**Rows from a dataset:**
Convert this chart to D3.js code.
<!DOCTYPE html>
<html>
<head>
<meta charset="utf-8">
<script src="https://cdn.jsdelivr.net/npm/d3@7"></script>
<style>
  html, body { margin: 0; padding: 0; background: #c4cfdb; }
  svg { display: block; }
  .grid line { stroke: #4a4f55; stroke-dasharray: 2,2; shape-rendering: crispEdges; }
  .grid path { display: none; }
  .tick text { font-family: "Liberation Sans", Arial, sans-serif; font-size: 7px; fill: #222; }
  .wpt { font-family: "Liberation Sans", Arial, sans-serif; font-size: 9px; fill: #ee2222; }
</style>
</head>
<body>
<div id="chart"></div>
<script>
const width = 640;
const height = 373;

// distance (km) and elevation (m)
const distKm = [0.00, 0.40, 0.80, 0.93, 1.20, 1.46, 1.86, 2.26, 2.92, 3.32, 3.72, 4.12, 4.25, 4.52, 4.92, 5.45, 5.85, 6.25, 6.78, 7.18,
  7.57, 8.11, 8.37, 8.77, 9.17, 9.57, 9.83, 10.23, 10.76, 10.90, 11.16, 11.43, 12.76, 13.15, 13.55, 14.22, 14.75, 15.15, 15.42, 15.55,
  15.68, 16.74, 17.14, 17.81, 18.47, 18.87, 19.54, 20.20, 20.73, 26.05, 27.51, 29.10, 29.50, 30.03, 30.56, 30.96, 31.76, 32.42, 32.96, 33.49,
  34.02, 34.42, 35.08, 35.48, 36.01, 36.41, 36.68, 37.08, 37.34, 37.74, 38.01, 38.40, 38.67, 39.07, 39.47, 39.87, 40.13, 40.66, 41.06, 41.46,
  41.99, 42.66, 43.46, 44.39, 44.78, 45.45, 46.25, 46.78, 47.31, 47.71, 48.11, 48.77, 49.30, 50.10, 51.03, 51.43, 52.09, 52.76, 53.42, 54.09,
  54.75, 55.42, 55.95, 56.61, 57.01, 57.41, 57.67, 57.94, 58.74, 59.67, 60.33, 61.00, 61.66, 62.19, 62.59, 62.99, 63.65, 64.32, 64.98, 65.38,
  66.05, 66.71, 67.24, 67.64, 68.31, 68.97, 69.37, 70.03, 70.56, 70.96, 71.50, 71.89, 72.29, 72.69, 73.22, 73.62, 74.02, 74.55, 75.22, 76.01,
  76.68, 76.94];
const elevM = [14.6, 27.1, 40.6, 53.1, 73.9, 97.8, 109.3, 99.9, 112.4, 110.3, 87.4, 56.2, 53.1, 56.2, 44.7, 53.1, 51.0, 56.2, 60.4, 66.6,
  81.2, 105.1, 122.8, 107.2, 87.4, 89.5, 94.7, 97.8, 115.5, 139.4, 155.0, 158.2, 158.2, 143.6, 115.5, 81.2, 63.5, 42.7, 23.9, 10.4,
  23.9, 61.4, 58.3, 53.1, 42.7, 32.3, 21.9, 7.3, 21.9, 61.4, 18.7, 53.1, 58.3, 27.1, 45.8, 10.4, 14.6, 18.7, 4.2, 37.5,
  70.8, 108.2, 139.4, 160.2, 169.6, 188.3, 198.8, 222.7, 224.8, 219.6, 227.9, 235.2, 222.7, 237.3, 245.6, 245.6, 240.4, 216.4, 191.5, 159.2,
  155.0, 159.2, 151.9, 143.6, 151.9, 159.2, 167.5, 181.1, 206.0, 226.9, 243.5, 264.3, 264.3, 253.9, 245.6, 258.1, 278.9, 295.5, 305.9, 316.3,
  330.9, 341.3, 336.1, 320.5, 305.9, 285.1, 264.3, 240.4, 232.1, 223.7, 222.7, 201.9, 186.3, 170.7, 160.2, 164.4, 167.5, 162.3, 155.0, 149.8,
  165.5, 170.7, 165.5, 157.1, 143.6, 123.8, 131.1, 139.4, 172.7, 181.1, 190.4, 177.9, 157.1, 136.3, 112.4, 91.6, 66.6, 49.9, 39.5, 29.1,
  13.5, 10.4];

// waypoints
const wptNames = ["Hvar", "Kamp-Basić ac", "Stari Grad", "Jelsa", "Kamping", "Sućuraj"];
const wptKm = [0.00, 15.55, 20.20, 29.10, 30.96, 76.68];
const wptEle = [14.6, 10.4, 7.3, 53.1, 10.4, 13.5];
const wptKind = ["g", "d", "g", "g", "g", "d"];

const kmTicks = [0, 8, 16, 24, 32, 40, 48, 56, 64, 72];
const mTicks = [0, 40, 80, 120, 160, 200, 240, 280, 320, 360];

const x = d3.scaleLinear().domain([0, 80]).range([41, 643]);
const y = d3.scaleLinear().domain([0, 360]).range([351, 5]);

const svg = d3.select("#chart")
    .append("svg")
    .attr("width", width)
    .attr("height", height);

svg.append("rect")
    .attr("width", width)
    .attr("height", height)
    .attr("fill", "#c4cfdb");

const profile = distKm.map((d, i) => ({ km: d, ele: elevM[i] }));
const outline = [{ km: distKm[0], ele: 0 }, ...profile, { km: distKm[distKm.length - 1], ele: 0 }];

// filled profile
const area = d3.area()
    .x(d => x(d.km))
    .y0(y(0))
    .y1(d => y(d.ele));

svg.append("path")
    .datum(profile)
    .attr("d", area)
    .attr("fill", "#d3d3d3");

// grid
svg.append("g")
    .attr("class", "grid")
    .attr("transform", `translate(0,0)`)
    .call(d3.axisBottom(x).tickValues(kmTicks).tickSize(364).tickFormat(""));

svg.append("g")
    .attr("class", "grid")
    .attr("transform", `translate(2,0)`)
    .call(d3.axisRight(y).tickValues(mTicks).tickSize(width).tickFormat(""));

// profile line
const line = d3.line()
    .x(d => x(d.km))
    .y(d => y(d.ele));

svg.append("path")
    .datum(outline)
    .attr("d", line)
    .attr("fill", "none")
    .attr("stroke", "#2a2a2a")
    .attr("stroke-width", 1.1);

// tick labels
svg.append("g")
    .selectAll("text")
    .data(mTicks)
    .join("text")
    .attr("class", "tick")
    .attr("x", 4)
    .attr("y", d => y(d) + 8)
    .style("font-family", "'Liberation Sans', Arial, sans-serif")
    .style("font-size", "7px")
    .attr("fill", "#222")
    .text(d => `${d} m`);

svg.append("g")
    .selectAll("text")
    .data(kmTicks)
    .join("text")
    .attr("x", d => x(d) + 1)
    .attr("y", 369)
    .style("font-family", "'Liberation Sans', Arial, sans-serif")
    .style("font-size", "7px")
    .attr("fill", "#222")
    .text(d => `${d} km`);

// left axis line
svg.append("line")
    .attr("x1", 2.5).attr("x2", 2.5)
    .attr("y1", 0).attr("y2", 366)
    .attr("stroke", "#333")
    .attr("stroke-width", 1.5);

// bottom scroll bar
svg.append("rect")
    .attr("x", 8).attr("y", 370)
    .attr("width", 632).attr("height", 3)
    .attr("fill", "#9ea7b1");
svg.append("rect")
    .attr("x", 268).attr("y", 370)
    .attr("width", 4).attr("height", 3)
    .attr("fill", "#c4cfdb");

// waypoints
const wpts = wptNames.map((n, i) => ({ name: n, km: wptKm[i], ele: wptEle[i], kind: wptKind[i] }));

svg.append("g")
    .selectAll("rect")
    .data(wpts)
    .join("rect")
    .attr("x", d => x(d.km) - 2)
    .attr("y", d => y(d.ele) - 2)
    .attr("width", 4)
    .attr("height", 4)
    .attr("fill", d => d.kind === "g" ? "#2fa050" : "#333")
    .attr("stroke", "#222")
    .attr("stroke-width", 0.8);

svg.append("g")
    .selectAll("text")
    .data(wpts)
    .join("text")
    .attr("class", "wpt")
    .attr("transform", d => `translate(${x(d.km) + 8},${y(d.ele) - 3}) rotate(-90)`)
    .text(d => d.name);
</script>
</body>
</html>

--

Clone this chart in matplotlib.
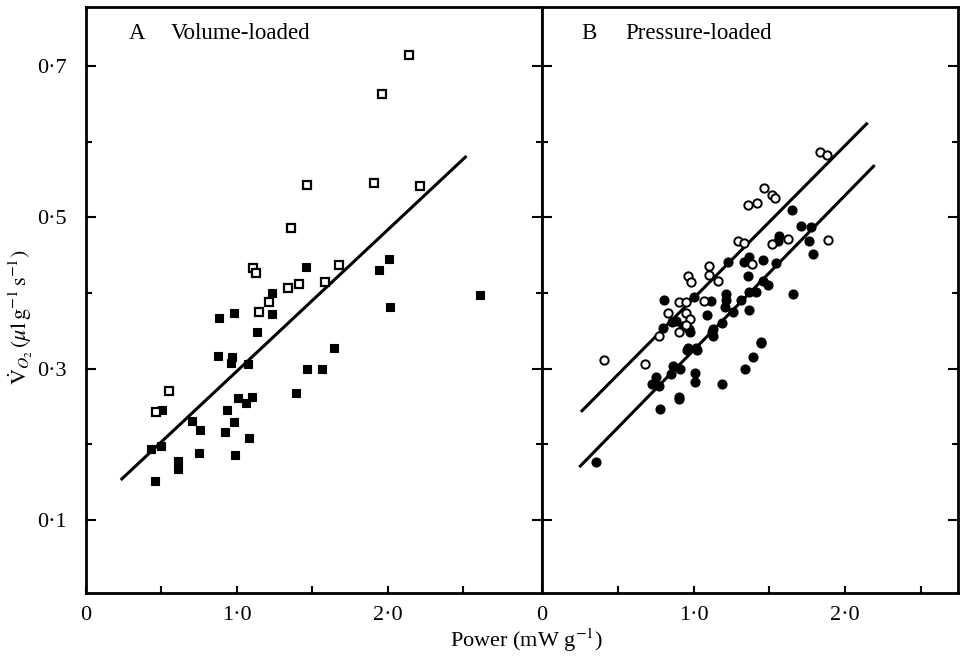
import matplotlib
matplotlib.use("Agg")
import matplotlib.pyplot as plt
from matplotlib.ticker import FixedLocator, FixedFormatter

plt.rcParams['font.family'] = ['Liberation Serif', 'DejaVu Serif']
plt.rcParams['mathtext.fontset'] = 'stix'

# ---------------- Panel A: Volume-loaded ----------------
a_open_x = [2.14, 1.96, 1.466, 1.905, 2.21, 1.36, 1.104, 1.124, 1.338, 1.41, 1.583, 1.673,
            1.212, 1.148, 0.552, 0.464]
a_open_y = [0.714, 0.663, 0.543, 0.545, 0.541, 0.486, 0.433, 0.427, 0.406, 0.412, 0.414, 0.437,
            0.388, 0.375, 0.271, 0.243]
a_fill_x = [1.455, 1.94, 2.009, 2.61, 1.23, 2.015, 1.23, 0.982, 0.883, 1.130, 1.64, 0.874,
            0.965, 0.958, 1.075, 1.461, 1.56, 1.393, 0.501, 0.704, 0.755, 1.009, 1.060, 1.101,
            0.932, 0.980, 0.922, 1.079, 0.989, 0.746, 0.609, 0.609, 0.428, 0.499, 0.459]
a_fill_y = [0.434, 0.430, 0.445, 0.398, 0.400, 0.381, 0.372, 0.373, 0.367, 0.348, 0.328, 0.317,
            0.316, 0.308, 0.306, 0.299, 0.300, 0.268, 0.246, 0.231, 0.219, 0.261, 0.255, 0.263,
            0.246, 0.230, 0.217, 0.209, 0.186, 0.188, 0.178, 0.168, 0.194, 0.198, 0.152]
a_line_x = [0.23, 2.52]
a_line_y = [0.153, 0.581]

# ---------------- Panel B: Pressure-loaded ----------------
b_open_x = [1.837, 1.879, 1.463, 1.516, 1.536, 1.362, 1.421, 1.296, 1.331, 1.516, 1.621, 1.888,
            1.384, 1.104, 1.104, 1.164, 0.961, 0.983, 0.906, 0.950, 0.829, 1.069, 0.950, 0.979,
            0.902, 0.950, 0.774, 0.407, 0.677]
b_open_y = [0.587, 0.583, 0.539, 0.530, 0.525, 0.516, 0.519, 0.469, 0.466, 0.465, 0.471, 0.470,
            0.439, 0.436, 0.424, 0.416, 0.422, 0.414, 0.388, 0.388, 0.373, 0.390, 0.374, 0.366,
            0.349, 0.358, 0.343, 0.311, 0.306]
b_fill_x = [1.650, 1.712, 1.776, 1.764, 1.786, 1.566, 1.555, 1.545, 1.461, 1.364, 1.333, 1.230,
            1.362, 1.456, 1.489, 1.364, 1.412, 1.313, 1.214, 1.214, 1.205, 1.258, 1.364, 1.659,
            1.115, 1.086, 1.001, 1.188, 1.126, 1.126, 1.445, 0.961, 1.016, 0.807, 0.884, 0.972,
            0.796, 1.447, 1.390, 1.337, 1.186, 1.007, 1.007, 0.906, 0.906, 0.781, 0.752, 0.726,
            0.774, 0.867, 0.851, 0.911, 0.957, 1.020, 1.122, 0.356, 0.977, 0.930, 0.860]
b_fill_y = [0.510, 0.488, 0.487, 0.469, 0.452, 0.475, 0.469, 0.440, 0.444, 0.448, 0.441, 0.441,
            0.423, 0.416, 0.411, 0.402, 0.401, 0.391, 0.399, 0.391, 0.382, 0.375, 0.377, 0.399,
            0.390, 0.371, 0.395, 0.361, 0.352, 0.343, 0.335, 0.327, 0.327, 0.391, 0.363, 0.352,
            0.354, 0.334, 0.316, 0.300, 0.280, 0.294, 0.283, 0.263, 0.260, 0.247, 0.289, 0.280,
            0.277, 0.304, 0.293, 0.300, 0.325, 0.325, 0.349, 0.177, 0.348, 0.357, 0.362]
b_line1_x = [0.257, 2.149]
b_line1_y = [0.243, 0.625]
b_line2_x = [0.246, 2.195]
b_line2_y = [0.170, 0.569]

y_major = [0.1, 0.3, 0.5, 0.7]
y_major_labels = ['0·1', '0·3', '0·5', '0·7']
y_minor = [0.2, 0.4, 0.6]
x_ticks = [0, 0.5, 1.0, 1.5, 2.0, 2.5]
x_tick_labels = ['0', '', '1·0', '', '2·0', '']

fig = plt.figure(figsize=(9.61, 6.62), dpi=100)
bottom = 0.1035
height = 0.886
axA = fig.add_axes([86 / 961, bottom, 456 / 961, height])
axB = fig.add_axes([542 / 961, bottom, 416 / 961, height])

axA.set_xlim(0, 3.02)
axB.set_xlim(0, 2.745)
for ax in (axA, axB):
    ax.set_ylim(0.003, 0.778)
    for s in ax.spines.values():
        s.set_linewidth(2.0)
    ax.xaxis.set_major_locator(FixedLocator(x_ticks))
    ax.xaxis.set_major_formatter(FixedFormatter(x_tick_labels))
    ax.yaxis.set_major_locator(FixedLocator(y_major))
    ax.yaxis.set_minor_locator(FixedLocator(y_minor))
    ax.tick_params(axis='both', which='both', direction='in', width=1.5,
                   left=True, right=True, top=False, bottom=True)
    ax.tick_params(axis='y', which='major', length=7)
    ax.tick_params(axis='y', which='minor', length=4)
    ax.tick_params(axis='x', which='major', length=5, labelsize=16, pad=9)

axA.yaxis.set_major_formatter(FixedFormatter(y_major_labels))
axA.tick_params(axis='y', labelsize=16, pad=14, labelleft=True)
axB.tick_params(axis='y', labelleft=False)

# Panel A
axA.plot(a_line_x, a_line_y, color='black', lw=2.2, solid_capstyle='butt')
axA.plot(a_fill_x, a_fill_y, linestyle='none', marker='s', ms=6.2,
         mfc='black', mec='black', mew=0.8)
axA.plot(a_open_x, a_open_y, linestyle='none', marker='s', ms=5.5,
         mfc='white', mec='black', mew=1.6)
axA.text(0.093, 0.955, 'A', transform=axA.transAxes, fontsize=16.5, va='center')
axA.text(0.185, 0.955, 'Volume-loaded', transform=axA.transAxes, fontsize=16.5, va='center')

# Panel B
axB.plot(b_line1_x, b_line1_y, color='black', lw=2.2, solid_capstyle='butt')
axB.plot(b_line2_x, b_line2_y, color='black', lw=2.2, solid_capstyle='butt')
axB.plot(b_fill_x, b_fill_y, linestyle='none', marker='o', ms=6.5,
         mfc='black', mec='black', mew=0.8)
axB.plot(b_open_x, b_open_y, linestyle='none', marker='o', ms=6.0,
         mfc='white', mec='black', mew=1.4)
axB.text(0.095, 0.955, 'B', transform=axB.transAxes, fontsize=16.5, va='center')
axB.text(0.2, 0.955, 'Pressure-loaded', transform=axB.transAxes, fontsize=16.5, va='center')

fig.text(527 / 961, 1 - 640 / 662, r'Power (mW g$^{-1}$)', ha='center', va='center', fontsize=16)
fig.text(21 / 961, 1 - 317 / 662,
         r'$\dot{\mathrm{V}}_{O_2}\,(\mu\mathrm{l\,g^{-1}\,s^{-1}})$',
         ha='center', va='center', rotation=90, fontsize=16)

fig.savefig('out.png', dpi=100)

**Written request:** Make an exact copy of the lines from the one that contains "Clone this chart in matplotlib." through the one that contains "plt.rcParams['mathtext.fontset'] = 'stix'", both included, and no other lines. Pictures are skipped.

**Answer below:**
Clone this chart in matplotlib.
import matplotlib
matplotlib.use("Agg")
import matplotlib.pyplot as plt
from matplotlib.ticker import FixedLocator, FixedFormatter

plt.rcParams['font.family'] = ['Liberation Serif', 'DejaVu Serif']
plt.rcParams['mathtext.fontset'] = 'stix'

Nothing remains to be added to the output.